** Begin **

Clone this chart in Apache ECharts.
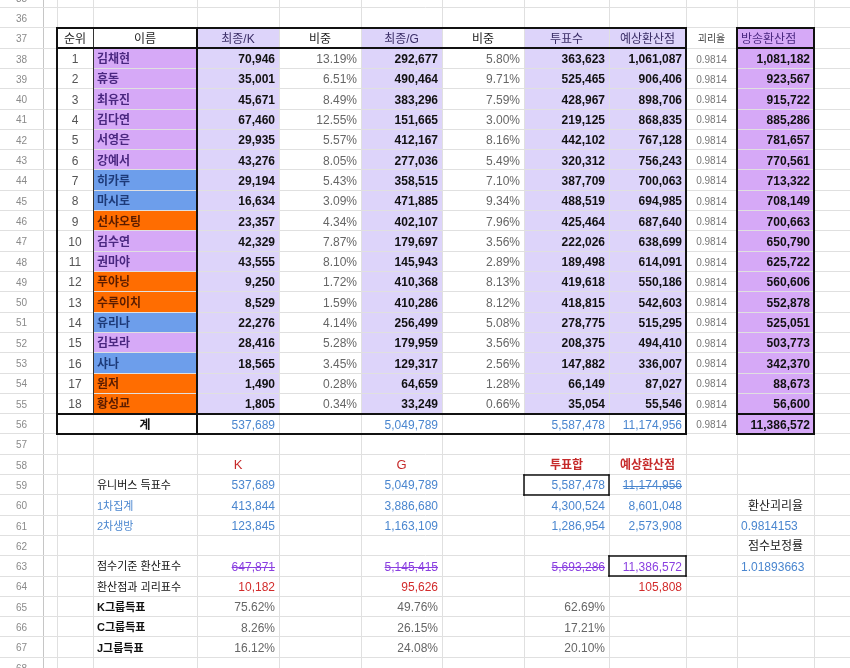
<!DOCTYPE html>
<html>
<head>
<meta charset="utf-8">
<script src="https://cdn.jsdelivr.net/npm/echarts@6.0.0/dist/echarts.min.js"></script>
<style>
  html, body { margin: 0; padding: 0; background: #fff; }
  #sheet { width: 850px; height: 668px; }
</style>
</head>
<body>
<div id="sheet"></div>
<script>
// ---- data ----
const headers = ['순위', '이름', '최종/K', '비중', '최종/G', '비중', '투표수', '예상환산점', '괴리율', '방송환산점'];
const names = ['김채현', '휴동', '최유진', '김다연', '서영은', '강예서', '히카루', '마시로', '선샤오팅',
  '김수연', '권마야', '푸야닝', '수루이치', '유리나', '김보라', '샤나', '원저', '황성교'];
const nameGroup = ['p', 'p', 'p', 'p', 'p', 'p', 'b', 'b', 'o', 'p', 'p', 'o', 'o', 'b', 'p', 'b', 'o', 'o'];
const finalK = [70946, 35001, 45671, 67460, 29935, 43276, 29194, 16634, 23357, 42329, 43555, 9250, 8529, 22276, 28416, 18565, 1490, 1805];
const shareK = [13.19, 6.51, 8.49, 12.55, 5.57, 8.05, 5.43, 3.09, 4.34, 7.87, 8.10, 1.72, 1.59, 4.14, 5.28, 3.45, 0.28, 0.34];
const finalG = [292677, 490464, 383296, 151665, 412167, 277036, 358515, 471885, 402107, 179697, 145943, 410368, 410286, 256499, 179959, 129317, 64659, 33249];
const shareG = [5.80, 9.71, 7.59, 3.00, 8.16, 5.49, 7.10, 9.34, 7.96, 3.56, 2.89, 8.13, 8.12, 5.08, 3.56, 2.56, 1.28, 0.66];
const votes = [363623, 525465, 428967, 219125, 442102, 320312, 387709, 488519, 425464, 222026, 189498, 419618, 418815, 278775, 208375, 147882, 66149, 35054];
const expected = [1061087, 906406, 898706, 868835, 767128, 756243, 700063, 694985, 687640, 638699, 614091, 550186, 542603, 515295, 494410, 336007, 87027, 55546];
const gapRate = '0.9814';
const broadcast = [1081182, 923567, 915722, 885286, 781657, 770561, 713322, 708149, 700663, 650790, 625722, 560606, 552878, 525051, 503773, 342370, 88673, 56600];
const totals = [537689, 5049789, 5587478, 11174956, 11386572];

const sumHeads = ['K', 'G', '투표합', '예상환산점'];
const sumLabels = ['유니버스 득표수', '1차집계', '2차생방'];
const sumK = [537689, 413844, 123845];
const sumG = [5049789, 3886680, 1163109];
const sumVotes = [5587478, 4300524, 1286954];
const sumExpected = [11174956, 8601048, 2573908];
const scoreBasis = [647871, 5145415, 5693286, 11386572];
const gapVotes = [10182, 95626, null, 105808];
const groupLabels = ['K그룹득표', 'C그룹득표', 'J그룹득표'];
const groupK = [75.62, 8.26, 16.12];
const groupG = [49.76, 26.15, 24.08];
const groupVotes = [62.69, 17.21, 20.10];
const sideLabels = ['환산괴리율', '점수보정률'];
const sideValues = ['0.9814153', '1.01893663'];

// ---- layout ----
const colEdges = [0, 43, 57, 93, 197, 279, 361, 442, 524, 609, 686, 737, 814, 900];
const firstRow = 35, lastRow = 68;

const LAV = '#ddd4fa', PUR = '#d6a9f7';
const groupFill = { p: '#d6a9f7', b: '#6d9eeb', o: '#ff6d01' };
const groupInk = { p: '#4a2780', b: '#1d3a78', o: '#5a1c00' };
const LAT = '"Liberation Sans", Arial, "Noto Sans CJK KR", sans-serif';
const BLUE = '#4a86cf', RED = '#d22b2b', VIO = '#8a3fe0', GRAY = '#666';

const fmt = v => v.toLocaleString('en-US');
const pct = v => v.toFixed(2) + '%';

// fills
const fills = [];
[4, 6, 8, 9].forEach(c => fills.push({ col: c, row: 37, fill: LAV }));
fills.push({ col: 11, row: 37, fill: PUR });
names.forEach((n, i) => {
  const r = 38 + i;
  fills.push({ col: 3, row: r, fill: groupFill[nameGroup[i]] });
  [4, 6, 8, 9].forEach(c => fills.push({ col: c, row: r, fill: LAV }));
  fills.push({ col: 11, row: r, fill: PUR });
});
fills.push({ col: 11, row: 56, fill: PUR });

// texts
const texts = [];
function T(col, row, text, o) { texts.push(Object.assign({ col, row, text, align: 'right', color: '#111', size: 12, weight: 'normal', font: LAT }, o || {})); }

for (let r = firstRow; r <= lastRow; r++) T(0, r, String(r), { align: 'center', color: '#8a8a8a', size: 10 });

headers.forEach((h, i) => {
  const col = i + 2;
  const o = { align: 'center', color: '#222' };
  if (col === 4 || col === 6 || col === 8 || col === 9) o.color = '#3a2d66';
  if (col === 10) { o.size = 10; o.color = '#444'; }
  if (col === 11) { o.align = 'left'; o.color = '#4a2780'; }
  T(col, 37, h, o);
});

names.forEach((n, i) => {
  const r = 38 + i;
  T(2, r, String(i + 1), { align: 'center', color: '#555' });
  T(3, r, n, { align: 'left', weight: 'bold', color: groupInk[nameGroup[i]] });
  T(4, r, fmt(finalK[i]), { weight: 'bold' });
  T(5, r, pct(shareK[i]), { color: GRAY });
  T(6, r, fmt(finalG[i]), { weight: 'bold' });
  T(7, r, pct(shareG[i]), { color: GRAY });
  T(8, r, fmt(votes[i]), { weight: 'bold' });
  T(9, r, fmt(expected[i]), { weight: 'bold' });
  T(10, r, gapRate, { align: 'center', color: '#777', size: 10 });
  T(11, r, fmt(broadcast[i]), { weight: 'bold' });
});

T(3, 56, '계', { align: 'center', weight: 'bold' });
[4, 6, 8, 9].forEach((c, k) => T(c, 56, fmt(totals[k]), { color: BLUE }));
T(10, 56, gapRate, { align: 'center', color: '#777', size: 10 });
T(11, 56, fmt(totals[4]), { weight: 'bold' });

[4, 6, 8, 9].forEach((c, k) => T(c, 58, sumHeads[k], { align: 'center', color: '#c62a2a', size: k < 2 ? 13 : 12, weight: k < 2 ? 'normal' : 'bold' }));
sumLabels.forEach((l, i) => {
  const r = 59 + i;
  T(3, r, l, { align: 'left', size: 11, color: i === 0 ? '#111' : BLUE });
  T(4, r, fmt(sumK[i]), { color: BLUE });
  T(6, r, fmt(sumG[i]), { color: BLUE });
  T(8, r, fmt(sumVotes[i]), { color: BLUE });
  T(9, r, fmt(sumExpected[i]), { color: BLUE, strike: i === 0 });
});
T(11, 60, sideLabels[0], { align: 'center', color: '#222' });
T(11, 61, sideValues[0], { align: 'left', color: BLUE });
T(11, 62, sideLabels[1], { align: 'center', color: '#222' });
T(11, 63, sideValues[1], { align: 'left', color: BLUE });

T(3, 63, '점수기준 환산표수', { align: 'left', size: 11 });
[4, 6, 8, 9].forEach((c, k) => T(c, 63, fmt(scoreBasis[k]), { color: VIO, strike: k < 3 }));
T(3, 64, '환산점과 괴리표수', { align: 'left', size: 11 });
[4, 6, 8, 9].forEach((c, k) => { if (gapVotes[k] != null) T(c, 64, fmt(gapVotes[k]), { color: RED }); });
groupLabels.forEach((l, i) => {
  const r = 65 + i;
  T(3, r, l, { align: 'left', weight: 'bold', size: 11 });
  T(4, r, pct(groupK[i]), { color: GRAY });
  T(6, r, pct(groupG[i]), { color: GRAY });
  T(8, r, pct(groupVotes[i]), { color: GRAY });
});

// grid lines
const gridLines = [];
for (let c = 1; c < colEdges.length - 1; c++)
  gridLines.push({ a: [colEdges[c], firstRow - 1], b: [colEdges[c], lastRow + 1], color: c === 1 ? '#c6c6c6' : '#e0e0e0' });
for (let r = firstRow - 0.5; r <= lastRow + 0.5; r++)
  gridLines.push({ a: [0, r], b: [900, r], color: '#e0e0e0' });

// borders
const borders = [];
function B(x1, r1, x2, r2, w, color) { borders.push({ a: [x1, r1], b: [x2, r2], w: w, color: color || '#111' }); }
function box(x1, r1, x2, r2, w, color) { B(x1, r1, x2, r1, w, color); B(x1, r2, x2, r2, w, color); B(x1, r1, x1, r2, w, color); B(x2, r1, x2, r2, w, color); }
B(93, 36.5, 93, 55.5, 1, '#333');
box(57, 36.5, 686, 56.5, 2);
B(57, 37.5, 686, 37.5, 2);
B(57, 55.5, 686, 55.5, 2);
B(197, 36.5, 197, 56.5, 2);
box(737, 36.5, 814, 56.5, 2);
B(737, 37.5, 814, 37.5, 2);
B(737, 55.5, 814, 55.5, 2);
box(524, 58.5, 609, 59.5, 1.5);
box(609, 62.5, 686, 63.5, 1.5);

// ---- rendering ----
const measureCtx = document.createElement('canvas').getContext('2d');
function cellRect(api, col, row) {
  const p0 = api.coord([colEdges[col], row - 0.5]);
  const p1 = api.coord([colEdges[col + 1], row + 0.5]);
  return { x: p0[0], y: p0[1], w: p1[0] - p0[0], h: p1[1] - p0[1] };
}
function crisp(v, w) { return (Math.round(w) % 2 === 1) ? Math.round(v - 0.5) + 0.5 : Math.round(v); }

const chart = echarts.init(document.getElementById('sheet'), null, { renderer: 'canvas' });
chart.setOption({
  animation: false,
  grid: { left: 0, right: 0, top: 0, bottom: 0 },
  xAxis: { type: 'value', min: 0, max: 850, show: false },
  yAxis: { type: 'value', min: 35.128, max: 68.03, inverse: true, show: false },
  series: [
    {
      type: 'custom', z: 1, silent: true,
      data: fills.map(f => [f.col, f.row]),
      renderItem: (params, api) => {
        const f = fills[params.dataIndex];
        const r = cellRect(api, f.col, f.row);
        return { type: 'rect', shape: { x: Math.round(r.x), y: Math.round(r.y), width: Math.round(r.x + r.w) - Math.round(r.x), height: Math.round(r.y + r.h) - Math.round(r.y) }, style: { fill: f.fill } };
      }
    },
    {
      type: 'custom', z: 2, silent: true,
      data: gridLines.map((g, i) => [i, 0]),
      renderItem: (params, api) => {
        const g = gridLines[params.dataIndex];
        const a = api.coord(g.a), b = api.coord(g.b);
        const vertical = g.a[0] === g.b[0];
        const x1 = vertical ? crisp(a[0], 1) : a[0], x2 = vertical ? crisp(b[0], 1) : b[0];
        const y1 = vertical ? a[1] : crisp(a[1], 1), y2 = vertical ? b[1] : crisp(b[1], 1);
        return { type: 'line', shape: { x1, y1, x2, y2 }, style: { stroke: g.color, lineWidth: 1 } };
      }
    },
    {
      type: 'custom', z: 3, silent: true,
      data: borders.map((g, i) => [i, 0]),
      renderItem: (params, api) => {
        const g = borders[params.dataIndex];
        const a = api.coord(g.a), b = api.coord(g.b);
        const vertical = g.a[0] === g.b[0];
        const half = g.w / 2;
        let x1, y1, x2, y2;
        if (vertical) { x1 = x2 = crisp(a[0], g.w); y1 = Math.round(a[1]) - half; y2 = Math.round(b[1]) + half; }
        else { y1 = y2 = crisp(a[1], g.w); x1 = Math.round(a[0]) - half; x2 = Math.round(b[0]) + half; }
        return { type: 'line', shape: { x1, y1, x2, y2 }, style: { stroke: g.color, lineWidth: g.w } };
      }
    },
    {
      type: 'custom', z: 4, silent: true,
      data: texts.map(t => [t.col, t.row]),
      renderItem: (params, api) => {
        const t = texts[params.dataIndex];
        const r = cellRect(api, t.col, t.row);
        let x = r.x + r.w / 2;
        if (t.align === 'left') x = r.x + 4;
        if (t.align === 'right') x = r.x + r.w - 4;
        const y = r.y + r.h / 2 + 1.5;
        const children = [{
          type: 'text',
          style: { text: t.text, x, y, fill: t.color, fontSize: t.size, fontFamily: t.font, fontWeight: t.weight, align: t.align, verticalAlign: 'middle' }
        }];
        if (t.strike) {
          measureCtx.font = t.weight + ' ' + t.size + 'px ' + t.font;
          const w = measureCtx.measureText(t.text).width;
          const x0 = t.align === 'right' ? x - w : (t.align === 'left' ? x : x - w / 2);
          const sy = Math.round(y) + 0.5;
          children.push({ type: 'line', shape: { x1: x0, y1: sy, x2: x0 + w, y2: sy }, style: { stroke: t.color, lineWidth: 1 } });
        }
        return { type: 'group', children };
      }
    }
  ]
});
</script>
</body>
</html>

** End **

▶ [TASK TO COMPLETE]
From the first line of the listing above, repeat every line through the one holding "const totals = [537689, 5049789, 5587478, 11174956, 11386572];". Both ends count, and pictures stay out.

▶ [EXPECTED ANSWER]
Clone this chart in Apache ECharts.
<!DOCTYPE html>
<html>
<head>
<meta charset="utf-8">
<script src="https://cdn.jsdelivr.net/npm/echarts@6.0.0/dist/echarts.min.js"></script>
<style>
  html, body { margin: 0; padding: 0; background: #fff; }
  #sheet { width: 850px; height: 668px; }
</style>
</head>
<body>
<div id="sheet"></div>
<script>
// ---- data ----
const headers = ['순위', '이름', '최종/K', '비중', '최종/G', '비중', '투표수', '예상환산점', '괴리율', '방송환산점'];
const names = ['김채현', '휴동', '최유진', '김다연', '서영은', '강예서', '히카루', '마시로', '선샤오팅',
  '김수연', '권마야', '푸야닝', '수루이치', '유리나', '김보라', '샤나', '원저', '황성교'];
const nameGroup = ['p', 'p', 'p', 'p', 'p', 'p', 'b', 'b', 'o', 'p', 'p', 'o', 'o', 'b', 'p', 'b', 'o', 'o'];
const finalK = [70946, 35001, 45671, 67460, 29935, 43276, 29194, 16634, 23357, 42329, 43555, 9250, 8529, 22276, 28416, 18565, 1490, 1805];
const shareK = [13.19, 6.51, 8.49, 12.55, 5.57, 8.05, 5.43, 3.09, 4.34, 7.87, 8.10, 1.72, 1.59, 4.14, 5.28, 3.45, 0.28, 0.34];
const finalG = [292677, 490464, 383296, 151665, 412167, 277036, 358515, 471885, 402107, 179697, 145943, 410368, 410286, 256499, 179959, 129317, 64659, 33249];
const shareG = [5.80, 9.71, 7.59, 3.00, 8.16, 5.49, 7.10, 9.34, 7.96, 3.56, 2.89, 8.13, 8.12, 5.08, 3.56, 2.56, 1.28, 0.66];
const votes = [363623, 525465, 428967, 219125, 442102, 320312, 387709, 488519, 425464, 222026, 189498, 419618, 418815, 278775, 208375, 147882, 66149, 35054];
const expected = [1061087, 906406, 898706, 868835, 767128, 756243, 700063, 694985, 687640, 638699, 614091, 550186, 542603, 515295, 494410, 336007, 87027, 55546];
const gapRate = '0.9814';
const broadcast = [1081182, 923567, 915722, 885286, 781657, 770561, 713322, 708149, 700663, 650790, 625722, 560606, 552878, 525051, 503773, 342370, 88673, 56600];
const totals = [537689, 5049789, 5587478, 11174956, 11386572];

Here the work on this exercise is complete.